The defence will be carried out in English.

"Cross-linguistic influence of L1 morphological knowledge in L2.The case of French-English late bilinguals". It is a joint PhD funded by the ISITE-ULNE foundation and conducted under the co-supervision of Pr. Séverine Casalis and Pr. Marc Brsybaert (Ghent University)

The Jury members to expertise the thesis will be:

  • Dr. Laura Anna Ciaccio - Free University of Berlin, Germany
  • Pr. Davide Crepaldi - Scuola Internazionale Superiore di Studi Avanzati, Italy
  • Pr. Kathy Rastle - Royal Holloway, University of London, UK
  • Pr. Leah Roberts - University of York, United Kingdom
  • Pr. Durk Talsma - University of Ghent, Belgium

Abstract:

The mother tongue (L1) has shown to influence the second language (L2) at the level of phonology, the writing system, and semantics. One other parameter that may be considered in language transfer is morphology which refers to the smallest units bearing meaning in a language, morphemes. The evidence supporting the idea of cross-language transfer in inflectional studies (or morphosyntactic) is numerous and led to this elaboration of the morphological congruency effect (Jiang et al. 2011). Considering these results and the models presented on cross-language effect, we explored how derivational morphology could be transferred from the L1 to L2 in French-English late bilinguals.

The principal aim was to examine how L1 morphology could transfer to L2. We used different methodologies to explore the phenomenon: Morphological awareness, self-paced reading, and word learning tasks.

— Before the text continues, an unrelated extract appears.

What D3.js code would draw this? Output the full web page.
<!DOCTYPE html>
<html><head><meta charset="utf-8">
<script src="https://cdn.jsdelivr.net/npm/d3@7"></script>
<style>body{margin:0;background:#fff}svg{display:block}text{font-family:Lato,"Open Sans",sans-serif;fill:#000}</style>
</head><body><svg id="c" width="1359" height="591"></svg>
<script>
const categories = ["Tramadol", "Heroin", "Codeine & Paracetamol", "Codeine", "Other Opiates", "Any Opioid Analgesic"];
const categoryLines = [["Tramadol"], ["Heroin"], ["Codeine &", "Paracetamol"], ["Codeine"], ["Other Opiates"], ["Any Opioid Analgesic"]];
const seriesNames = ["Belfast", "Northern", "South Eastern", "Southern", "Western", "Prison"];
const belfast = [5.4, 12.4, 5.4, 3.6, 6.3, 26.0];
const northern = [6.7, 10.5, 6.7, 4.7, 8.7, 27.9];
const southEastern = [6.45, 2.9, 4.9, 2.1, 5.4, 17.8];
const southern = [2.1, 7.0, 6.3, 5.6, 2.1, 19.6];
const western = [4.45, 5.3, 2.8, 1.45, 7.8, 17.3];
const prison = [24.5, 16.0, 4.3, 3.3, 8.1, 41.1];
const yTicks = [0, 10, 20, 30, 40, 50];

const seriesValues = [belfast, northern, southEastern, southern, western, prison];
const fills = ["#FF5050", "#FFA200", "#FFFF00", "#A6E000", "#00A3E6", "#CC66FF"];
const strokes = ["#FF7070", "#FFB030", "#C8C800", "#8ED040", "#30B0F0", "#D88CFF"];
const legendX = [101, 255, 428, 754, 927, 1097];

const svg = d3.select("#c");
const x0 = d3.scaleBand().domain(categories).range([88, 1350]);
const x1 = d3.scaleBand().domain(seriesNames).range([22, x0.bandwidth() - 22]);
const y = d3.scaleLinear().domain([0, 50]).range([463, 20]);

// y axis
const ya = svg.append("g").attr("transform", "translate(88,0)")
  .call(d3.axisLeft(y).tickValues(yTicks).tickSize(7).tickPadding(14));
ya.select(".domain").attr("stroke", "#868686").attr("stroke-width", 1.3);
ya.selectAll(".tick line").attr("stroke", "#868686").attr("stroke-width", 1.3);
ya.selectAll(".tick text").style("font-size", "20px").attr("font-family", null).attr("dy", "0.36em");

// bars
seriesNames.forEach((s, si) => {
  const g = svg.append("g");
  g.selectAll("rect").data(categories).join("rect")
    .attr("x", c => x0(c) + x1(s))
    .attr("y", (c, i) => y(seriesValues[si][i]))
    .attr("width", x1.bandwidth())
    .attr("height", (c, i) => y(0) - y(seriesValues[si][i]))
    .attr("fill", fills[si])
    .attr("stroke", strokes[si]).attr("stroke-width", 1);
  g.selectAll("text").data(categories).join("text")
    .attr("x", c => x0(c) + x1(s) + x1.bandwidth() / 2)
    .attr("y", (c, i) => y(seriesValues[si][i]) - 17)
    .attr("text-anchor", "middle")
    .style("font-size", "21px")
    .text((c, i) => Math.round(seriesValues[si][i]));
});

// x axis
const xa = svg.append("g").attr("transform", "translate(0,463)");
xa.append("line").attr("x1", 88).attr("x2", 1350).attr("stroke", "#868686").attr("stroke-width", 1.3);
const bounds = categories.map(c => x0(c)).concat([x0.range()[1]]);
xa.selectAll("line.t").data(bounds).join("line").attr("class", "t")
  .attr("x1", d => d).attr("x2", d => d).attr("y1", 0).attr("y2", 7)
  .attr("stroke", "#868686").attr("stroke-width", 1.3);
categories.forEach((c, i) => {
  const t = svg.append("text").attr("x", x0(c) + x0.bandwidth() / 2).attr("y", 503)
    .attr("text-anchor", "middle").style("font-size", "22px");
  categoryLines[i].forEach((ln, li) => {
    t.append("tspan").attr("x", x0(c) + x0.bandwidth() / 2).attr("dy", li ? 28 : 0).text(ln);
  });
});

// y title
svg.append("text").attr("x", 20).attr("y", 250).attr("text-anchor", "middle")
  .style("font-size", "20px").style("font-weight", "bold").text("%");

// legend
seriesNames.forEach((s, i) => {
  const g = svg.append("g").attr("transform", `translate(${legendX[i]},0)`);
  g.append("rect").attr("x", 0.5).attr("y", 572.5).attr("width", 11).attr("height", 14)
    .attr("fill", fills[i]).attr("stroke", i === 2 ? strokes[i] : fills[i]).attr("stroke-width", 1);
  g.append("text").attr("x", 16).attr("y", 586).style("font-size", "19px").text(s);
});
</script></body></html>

Each study was designed to look at how the status of the suffix would influence the different processes of L2 morphology. The distinction was dichotomic: complex words studied were either composed with common suffixes of L1 and L2 (e.g., -able) or a L2-unique suffixes (e.g., -less). In the first study, the cross-language effect was evaluated in three morphological awareness stages: lexical semantic knowledge, syntactic knowledge, and distributive knowledge. In the second study, the effect of L1 suffixes were examined in sentence reading using a self-paced reading paradigm. Finally, the third study established a learning paradigm to see how L1 morphology would affect L2 learning.

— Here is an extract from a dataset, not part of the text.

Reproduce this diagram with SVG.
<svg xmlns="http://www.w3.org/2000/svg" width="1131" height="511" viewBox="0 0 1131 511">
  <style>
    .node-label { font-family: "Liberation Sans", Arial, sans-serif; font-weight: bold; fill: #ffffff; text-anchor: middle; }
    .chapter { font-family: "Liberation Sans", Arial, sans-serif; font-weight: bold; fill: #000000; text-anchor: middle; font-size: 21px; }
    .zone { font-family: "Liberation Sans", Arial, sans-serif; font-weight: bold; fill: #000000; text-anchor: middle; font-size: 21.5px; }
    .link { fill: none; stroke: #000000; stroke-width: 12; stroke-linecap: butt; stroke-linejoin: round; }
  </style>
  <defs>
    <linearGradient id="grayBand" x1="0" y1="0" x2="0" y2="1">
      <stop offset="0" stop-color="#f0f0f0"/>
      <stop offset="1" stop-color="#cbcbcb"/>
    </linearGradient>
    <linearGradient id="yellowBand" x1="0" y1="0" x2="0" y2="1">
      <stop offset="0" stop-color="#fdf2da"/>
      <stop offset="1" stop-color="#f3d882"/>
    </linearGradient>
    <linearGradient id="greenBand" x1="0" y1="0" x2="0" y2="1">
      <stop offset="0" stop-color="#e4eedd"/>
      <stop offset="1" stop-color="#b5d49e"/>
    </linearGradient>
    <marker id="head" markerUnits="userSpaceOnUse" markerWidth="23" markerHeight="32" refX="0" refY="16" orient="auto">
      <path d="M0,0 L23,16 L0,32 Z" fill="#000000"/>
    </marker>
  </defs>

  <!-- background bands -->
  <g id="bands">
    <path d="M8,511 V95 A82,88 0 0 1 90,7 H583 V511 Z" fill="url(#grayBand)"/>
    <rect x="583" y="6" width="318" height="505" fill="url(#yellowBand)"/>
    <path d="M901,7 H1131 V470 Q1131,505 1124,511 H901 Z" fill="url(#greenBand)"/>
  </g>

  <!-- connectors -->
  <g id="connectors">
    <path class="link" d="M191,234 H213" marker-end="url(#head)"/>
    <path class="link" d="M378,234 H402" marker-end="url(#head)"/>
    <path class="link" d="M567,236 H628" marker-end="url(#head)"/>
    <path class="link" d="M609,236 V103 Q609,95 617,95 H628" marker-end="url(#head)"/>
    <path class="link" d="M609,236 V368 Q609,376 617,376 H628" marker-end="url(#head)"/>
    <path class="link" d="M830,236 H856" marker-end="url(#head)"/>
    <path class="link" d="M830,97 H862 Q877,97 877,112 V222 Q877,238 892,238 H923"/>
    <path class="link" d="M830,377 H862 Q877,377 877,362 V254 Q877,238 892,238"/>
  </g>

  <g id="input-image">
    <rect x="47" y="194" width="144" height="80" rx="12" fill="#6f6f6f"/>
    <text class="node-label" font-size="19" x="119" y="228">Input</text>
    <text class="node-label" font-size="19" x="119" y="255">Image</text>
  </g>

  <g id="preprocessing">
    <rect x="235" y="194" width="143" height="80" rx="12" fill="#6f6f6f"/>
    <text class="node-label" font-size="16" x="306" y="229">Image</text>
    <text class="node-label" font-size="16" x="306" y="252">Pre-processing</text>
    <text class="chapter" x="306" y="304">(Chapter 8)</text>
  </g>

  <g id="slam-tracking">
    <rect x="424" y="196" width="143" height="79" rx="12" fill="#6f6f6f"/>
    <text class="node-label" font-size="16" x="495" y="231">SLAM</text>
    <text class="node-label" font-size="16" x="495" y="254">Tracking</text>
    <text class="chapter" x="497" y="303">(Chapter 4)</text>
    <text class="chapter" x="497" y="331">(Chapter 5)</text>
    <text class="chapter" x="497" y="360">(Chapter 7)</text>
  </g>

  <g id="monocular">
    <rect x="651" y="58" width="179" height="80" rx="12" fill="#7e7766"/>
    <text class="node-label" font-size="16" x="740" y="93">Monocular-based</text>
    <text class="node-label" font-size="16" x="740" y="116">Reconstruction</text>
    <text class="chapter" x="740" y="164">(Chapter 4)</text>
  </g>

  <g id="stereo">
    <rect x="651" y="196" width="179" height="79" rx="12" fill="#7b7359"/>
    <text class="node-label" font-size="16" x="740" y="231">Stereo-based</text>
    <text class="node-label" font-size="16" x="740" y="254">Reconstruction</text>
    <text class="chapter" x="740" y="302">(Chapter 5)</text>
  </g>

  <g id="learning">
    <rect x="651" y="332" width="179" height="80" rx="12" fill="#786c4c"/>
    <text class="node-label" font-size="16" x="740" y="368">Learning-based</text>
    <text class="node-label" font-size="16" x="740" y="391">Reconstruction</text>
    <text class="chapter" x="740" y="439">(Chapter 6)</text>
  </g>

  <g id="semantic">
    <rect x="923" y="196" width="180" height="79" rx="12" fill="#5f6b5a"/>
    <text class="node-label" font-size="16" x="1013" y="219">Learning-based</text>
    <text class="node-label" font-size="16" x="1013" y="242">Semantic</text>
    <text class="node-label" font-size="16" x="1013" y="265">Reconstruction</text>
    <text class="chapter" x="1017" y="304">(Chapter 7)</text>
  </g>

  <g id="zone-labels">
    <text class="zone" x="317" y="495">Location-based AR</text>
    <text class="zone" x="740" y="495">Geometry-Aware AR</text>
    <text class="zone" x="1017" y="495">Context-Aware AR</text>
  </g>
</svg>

The second aim of the research was to look how L2 morphology would evolve with the increase of English proficiency and especially of the status of the suffix (common vs. L2-unique) would interplay with proficiency. 

The expectation was that common L1 and L2 suffixes would facilitate L2 learning, processing and morphological awareness, but the results did not confirm this hypothesis. In the first study, late French-English bilinguals showed that as their proficiency increased, their performances in morphological awareness tasks increased as well. The same patterns were evidence in reading and learning with faster reading times in self-paced reading task and more words recalled in the learning task as proficiency increased. However the fact that suffixes were common between L1 and L2 did not make a strong difference as opposed to L2-unique suffixes. In all tasks, results were similar for both conditions. Further analysis even showed that the inconsistency in the mappings in common suffixes hindered the learning of new words. This however, was not the case in reading and morphological awareness. 

In conclusion the results of this dissertation brought further insight on the transfer of common morphological features between L1 and L2 in French-English late bilinguals. More specifically it suggested that common suffixes would be as facilitative as L2-unique suffixes. Also, the results of the learning paradigm seemed to suggest that inconsitent mappings between L1 and L2 (e.g. glissement/slippage as opposed to amazement/étonnement) would even hinder learning new words. This latest distinctions of the suffixes bring further perspectives and invite future studies to take into account more than a dichotomic distinction of the suffixes in L2.